The possible tax revenues for the town, school district and county are unknowns at this very preliminary stage, Haverstraw officials told the Rockland County Times. Town Finance Director Michael J. Gamboli noted that the town leases the Haverstraw Marina property on Beach Rd. and the business proprietors on the property worked out payment-in-lieu of tax (PILOT) agreements with local taxing jurisdictions.

Phillips stressed Merlin would still have a local tax burden and could still serve an important revenue source. Supervisor Phillips added that much of the project is contingent upon the ability for the state to supply needed funds, a big question given the financially-tight situation in Albany. According to him, Legoland is seeking about $50 million in incentives.

“We’re not in the driver’s seat,” Phillips said. “Really the state is.”

The project remains in a preliminary phase.

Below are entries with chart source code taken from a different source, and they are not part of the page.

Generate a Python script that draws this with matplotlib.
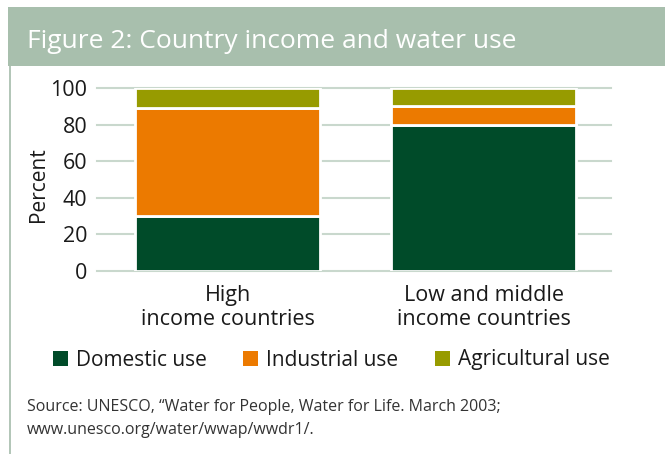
import matplotlib
matplotlib.use("Agg")
import matplotlib.pyplot as plt
from matplotlib.patches import Rectangle, Patch

plt.rcParams['font.family'] = ['Open Sans', 'DejaVu Sans']

categories = ["High\nincome countries", "Low and middle\nincome countries"]
series_names = ["Domestic use", "Industrial use", "Agricultural use"]
domestic = [30, 80]
industrial = [59, 10]
agricultural = [11, 10]
yticks = [0, 20, 40, 60, 80, 100]

colors = ["#004b29", "#ec7a00", "#979b00"]
W, H = 665, 454

def fx(px):
    return px / W

def fy(py):
    return 1 - py / H

fig = plt.figure(figsize=(W / 100, H / 100), dpi=100)
fig.patch.set_facecolor("white")

# header band and left border
fig.patches.append(Rectangle((fx(8), fy(66)), 1 - fx(8), fy(7) - fy(66),
                             transform=fig.transFigure, facecolor="#a8bfad",
                             edgecolor="none", zorder=0))
fig.patches.append(Rectangle((fx(8.5), 0), fx(2.5), fy(66),
                             transform=fig.transFigure, facecolor="#b3c6b8",
                             edgecolor="none", zorder=0))
fig.text(fx(27), fy(47.5), "Figure 2: Country income and water use",
         color="white", fontsize=19, va="baseline", ha="left")

ax = fig.add_axes([fx(97), fy(271), fx(611) - fx(97), fy(88) - fy(271)])
x = list(range(len(categories)))
bw = 0.7227
bottom2 = [d + i for d, i in zip(domestic, industrial)]
ax.bar(x, domestic, width=bw, color=colors[0], edgecolor="white", linewidth=2, zorder=3)
ax.bar(x, industrial, width=bw, bottom=domestic, color=colors[1], edgecolor="white", linewidth=2, zorder=3)
ax.bar(x, agricultural, width=bw, bottom=bottom2, color=colors[2], edgecolor="white", linewidth=2, zorder=3)

ax.set_xlim(-0.5098, 1.498)
ax.set_ylim(0, 100)
for yt in yticks:
    ax.axhline(yt, color="#c9d8cd", linewidth=1.5, zorder=1, clip_on=False)
for s in ax.spines.values():
    s.set_visible(False)
ax.set_yticks(yticks)
ax.set_yticklabels([str(v) for v in yticks], fontsize=15.5, color="#1a1a1a")
ax.tick_params(axis="y", length=0, pad=7)
ax.set_xticks(x)
ax.set_xticklabels(categories, fontsize=15.5, color="#1a1a1a", linespacing=1.2)
ax.tick_params(axis="x", length=0, pad=10)
ax.set_ylabel("Percent", fontsize=15, color="#1a1a1a")
ax.yaxis.set_label_coords(-0.093, 0.47)

handles = [Patch(facecolor=c, edgecolor="none") for c in colors]
fig.legend(handles, series_names, loc="center left", bbox_to_anchor=(fx(53), fy(360)),
           ncol=3, frameon=False, fontsize=15, handlelength=0.72, handleheight=0.72,
           handletextpad=0.38, columnspacing=1.75, borderpad=0, borderaxespad=0,
           labelcolor="#1a1a1a")

fig.text(fx(27), fy(411), "Source: UNESCO, \u201cWater for People, Water for Life. March 2003;",
         fontsize=11.5, color="#333333", va="baseline", ha="left")
fig.text(fx(27), fy(434), "www.unesco.org/water/wwap/wwdr1/.",
         fontsize=11.5, color="#333333", va="baseline", ha="left")

fig.savefig("out.png", dpi=100)
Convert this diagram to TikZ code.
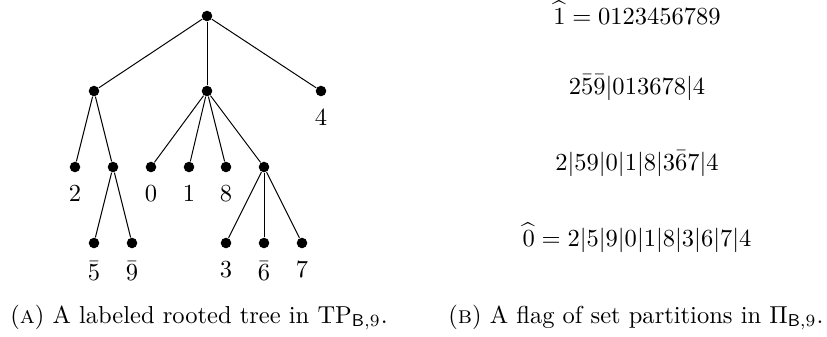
\documentclass[tikz,border=0pt]{standalone}
\usepackage{amsmath}
\usetikzlibrary{positioning}
\tikzset{
	vtx/.style={circle, fill, inner sep=0pt, minimum size=4.3pt}
}
\tikzset{
	lbl/.style={label distance=1.6pt}
}
\tikzset{
	flagtext/.style={anchor=base}
}

\begin{document}
\begin{tikzpicture}[x=0.408pt, y=-0.408pt]
      \useasboundingbox (0,0) rectangle (827,336);
      % tree
      \node[vtx] (r) at (207,16) {};
      \node[vtx] (a) at (94,91) {};
      \node[vtx] (b) at (207,91) {};
      \node[vtx, label={[lbl]below:$4$}] (c) at (321,91) {};
      \node[vtx, label={[lbl]below:$2$}] (a1) at (75,167) {};
      \node[vtx] (a2) at (113,167) {};
      \node[vtx, label={[lbl]below:$0$}] (b1) at (151,167) {};
      \node[vtx, label={[lbl]below:$1$}] (b2) at (189,167) {};
      \node[vtx, label={[lbl]below:$8$}] (b3) at (226,167) {};
      \node[vtx] (b4) at (264,167) {};
      \node[vtx, label={[lbl]below:$\bar{5}$}] (a21) at (94,243) {};
      \node[vtx, label={[lbl]below:$\bar{9}$}] (a22) at (132,243) {};
      \node[vtx, label={[lbl]below:$3$}] (b41) at (226,243) {};
      \node[vtx, label={[lbl]below:$\bar{6}$}] (b42) at (264,243) {};
      \node[vtx, label={[lbl]below:$7$}] (b43) at (302,243) {};
      \foreach \p/\c in {r/a, r/b, r/c, a/a1, a/a2, b/b1, b/b2, b/b3, b/b4,
                         a2/a21, a2/a22, b4/b41, b4/b42, b4/b43}
        \draw (\p) -- (\c);
      % flag
      \node[flagtext] (f1) at (637,24) {$\widehat{1} = 0123456789$};
      \node[flagtext] (f2) at (637,94) {$2\bar{5}\bar{9}|013678|4$};
      \node[flagtext] (f3) at (637,170) {$2|59|0|1|8|3\bar{6}7|4$};
      \node[flagtext] (f4) at (637,246) {$\widehat{0} = 2|5|9|0|1|8|3|6|7|4$};
      % captions
      \node[flagtext] (capA) at (199,323) {(\textsc{a}) A labeled rooted tree in $\mathrm{TP}_{\mathsf{B},9}$.};
      \node[flagtext] (capB) at (636,323) {(\textsc{b}) A flag of set partitions in $\Pi_{\mathsf{B},9}$.};
    \end{tikzpicture}
\end{document}
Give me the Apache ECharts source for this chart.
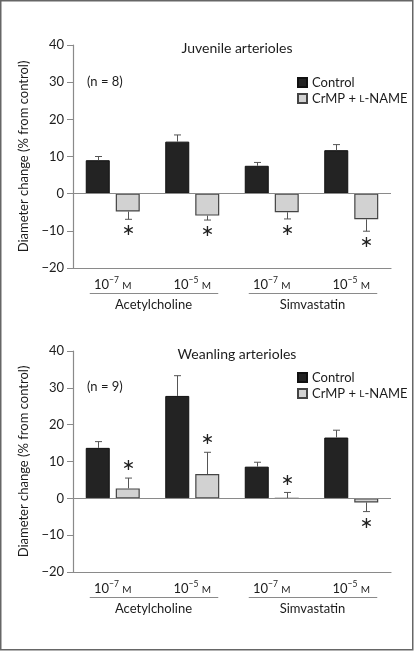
<!DOCTYPE html>
<html>
<head>
<meta charset="utf-8">
<script src="https://cdn.jsdelivr.net/npm/echarts@6/dist/echarts.min.js"></script>
<style>
html,body{margin:0;padding:0;background:#fff;}
#c{width:414px;height:651px;}
</style>
</head>
<body>
<div id="c"></div>
<script>
// ---- data ----
const catExponents = ['−7', '−5', '−7', '−5'];
const catUnit = 'M';
const groups = [
  { name: 'Acetylcholine', from: 0, to: 1 },
  { name: 'Simvastatin', from: 2, to: 3 }
];
const seriesNames = ['Control', 'CrMP + L-NAME'];
const yTicks = { min: -20, max: 40, interval: 10 };

const panelTitles = ['Juvenile arterioles', 'Weanling arterioles'];
const panelN = ['(n = 8)', '(n = 9)'];

const juvControl    = [9.0, 14.0, 7.5, 11.7];
const juvControlErr = [1.0, 1.8, 0.9, 1.5];
const juvCrmp       = [-4.8, -5.9, -5.0, -6.9];
const juvCrmpErr    = [2.1, 1.2, 1.8, 3.2];
const juvSig        = [1, 1, 1, 1];

const weanControl    = [13.7, 27.8, 8.6, 16.5];
const weanControlErr = [1.7, 5.5, 1.2, 2.0];
const weanCrmp       = [2.7, 6.6, 0, -1.1];
const weanCrmpErr    = [2.8, 5.9, 1.6, 2.5];
const weanSig        = [1, 1, 1, 1];

// ---- styling ----
const FONT = 'Lato';
const TXT = '#1c1c1c';
const AXC = '#8a8a8a';
const DARK = '#232323';
const LIGHT = '#d2d2d2';
const BAR_W = 24;
const BAR_GAP = 6;

const panels = [
  { ctrl: juvControl, ctrlErr: juvControlErr, crmp: juvCrmp, crmpErr: juvCrmpErr, sig: juvSig,
    grid: { left: 73, top: 45, width: 318, height: 223 }, legendTop: 71, nTop: 75, titleTop: 36 },
  { ctrl: weanControl, ctrlErr: weanControlErr, crmp: weanCrmp, crmpErr: weanCrmpErr, sig: weanSig,
    grid: { left: 73, top: 351, width: 318, height: 221 }, legendTop: 366, nTop: 380, titleTop: 342 }
];

const richLabel = {
  b:   { fontFamily: FONT, fontSize: 13, color: TXT, verticalAlign: 'bottom', lineHeight: 15 },
  sup: { fontFamily: FONT, fontSize: 8.5, color: TXT, verticalAlign: 'top', lineHeight: 9 },
  sc:  { fontFamily: FONT, fontSize: 10, color: TXT, verticalAlign: 'bottom', lineHeight: 15 }
};

const option = {
  animation: false,
  backgroundColor: '#fff',
  title: [], legend: [], grid: [], xAxis: [], yAxis: [], series: [],
  graphic: [
    { type: 'rect', silent: true, shape: { x: 0.75, y: 0.75, width: 412, height: 649 },
      style: { fill: 'none', stroke: '#666', lineWidth: 1.5 } }
  ]
};

panels.forEach((p, i) => {
  option.grid.push(p.grid);
  option.title.push({
    text: panelTitles[i], left: p.grid.left + p.grid.width / 2, top: p.titleTop, textAlign: 'center',
    textStyle: { fontFamily: FONT, fontSize: 14, fontWeight: 'normal', color: TXT }
  });
  option.graphic.push({
    type: 'text', left: 87, top: p.nTop,
    style: { text: panelN[i], font: '13px ' + FONT, fill: TXT }
  });
  option.legend.push({
    orient: 'vertical', left: 292, top: p.legendTop, itemWidth: 9, itemHeight: 9, itemGap: 3,
    selectedMode: false, icon: 'rect',
    data: seriesNames,
    formatter: n => n === 'CrMP + L-NAME' ? 'CrMP + {sc|L}-NAME' : n,
    textStyle: { fontFamily: FONT, fontSize: 13, color: TXT,
      rich: { sc: { fontFamily: FONT, fontSize: 10, color: TXT } } }
  });
  option.xAxis.push({
    type: 'category', gridIndex: i, data: catExponents.map((e, k) => 'c' + k),
    axisLine: { onZero: false, lineStyle: { color: AXC, width: 1.2 } },
    axisTick: { alignWithLabel: true, interval: 0, length: 4, lineStyle: { color: AXC } },
    axisLabel: {
      margin: 8, interval: 0, hideOverlap: false,
      formatter: (v, idx) => '{b|10}{sup|' + catExponents[idx] + '}{b| }{sc|' + catUnit + '}',
      rich: richLabel
    }
  });
  option.yAxis.push({
    type: 'value', gridIndex: i, min: yTicks.min, max: yTicks.max, interval: yTicks.interval,
    name: 'Diameter change (% from control)', nameLocation: 'middle', nameGap: 36,
    nameTextStyle: { fontFamily: FONT, fontSize: 13, color: TXT },
    axisLine: { show: true, lineStyle: { color: AXC, width: 1.2 } },
    axisTick: { show: true, length: 6, lineStyle: { color: AXC } },
    splitLine: { show: false },
    axisLabel: { margin: 9, fontFamily: FONT, fontSize: 13, color: TXT,
      formatter: v => (v < 0 ? '−' + Math.abs(v) : String(v)) }
  });
  option.series.push({
    type: 'bar', name: seriesNames[0], xAxisIndex: i, yAxisIndex: i,
    data: p.ctrl, barWidth: BAR_W, barGap: (BAR_GAP / BAR_W * 100) + '%',
    itemStyle: { color: DARK, borderColor: '#111', borderWidth: 1 },
    markLine: {
      silent: true, symbol: 'none', label: { show: false },
      lineStyle: { color: AXC, width: 1.2, type: 'solid' },
      data: [{ yAxis: 0 }]
    },
    z: 3
  });
  option.series.push({
    type: 'bar', name: seriesNames[1], xAxisIndex: i, yAxisIndex: i,
    data: p.crmp, barWidth: BAR_W,
    itemStyle: { color: LIGHT, borderColor: '#444', borderWidth: 1.2 },
    z: 3
  });
  // error bars + significance asterisks
  const errData = [];
  p.ctrl.forEach((v, k) => errData.push([k, v, p.ctrlErr[k], 0, 0]));
  p.crmp.forEach((v, k) => errData.push([k, v, p.crmpErr[k], 1, p.sig[k]]));
  option.series.push({
    type: 'custom', xAxisIndex: i, yAxisIndex: i, clip: false, silent: true, z: 4,
    encode: { x: 0, y: 1 },
    data: errData,
    renderItem: (params, api) => {
      const k = api.value(0), v = api.value(1), e = api.value(2), slot = api.value(3), sig = api.value(4);
      const dir = v >= 0 ? 1 : -1;
      const off = (BAR_W + BAR_GAP) / 2;
      const base = api.coord([k, v]);
      const tip = api.coord([k, v + dir * e]);
      const x = Math.round(base[0] + (slot === 0 ? -off : off)) + 0.5;
      const children = [
        { type: 'line', shape: { x1: x, y1: base[1], x2: x, y2: tip[1] },
          style: { stroke: '#555', lineWidth: 1 } },
        { type: 'line', shape: { x1: x - 3.5, y1: tip[1], x2: x + 3.5, y2: tip[1] },
          style: { stroke: '#555', lineWidth: 1 } }
      ];
      if (sig) {
        children.push({ type: 'text', style: {
          text: '∗', x: x, y: tip[1] - dir * 12, align: 'center', verticalAlign: 'middle',
          font: '16px "DejaVu Sans"', fill: '#222' } });
      }
      return { type: 'group', children };
    }
  });
  // group labels under the category axis
  option.series.push({
    type: 'custom', xAxisIndex: i, yAxisIndex: i, clip: false, silent: true,
    encode: { x: 0, y: 2 },
    data: groups.map(g => [g.from, g.to, yTicks.min, g.name]),
    renderItem: (params, api) => {
      const a = api.coord([api.value(0), yTicks.min]);
      const b = api.coord([api.value(1), yTicks.min]);
      const y = Math.round(a[1] + 25) + 0.5;
      return { type: 'group', children: [
        { type: 'line', shape: { x1: a[0] - 23, y1: y, x2: b[0] + 26, y2: y },
          style: { stroke: AXC, lineWidth: 1.2 } },
        { type: 'text', style: { text: groups[params.dataIndex].name, x: (a[0] + b[0]) / 2 + 1, y: y + 11,
          align: 'center', verticalAlign: 'middle', font: '13px ' + FONT, fill: TXT } }
      ] };
    }
  });
});

const chart = echarts.init(document.getElementById('c'), null, { renderer: 'canvas' });
chart.setOption(option);
</script>
</body>
</html>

Following the initial talks and the submission of an offer and counteroffer for the property, the Town of Haverstraw hired consultants who specialize in amusement park planning to evaluate the proposal and make recommendations.

Stony Point Town Supervisor Geoffrey Finn, who attended the talks with Phillips, agreed tax obligations would need to be determined at a later point in the process. However, Finn stressed that the first priority was determining the feasibility of fitting theme park traffic in the area.

“Our number one concern here is traffic,” Finn explained. “We all want rateables and we all think its a good idea if it works, but there have to be studies done with traffic and whether or not we can handle six to seven thousand cars a day…I will go on the record stating that if all the studies are done and they find that Legoland can be built without any large impact on traffic or the environment then I will support it 100 percent.”

Stony Point Councilman Tom Basile added, “While a theme park of this size could aid the Stony Point in attracting developers for our portion of the Letchworth property, significant questions remain about the impact of the theme park on the residents, traffic, and nearby schools.”

Letchworth is adjacent to both North Rockland High School and Fieldstone Secondary School. If a working plan can be established to accommodate both school and theme park traffic, Finn stated the business would be a “great asset” and could potentially bring a thousand seasonal jobs and 200 full-time jobs to North Rockland.

Such a plan would likely require changes to local roads, including the Palisades Interstate Parkway. Phillips added that any road alterations would have to go through the town’s Planning Board process and include an environmental impact study.

Major improvements to the Parkway would require cooperation from the state. Hence, Phillips was quick to emphasize it was important for the Town not to set expectations too high at such a sensitive point in the process.

“We are being very cautious moving forward,” Phillips said.

If the Haverstraw concept is not realized, Finn alluded to the possibility of working with Orange County and New York State to locate the Legoland park at the current site of the Anthony Wayne Recreational Area, which straddles the border of Rockland and Orange County. No such proposal is on the table yet.

Finn said he did not expect the Town of Stony Point to realize any direct revenues from a potential Legoland theme park in Haverstraw, nor any compensation for increased use of Stony Point road, but said such a park would make Stony Point’s Letchworth property marketable to hotels. He also questioned whether a lease arrangement would realize tax revenues for North Rockland School District.

Further details on state assistance and funding are expected in the fall when the Mid-Hudson Regional Economic Development Council will announce the recipients of $750 million in economic development funds. The Legoland proposal is one of 12 projects in the Lower Hudson Valley submitted for consideration.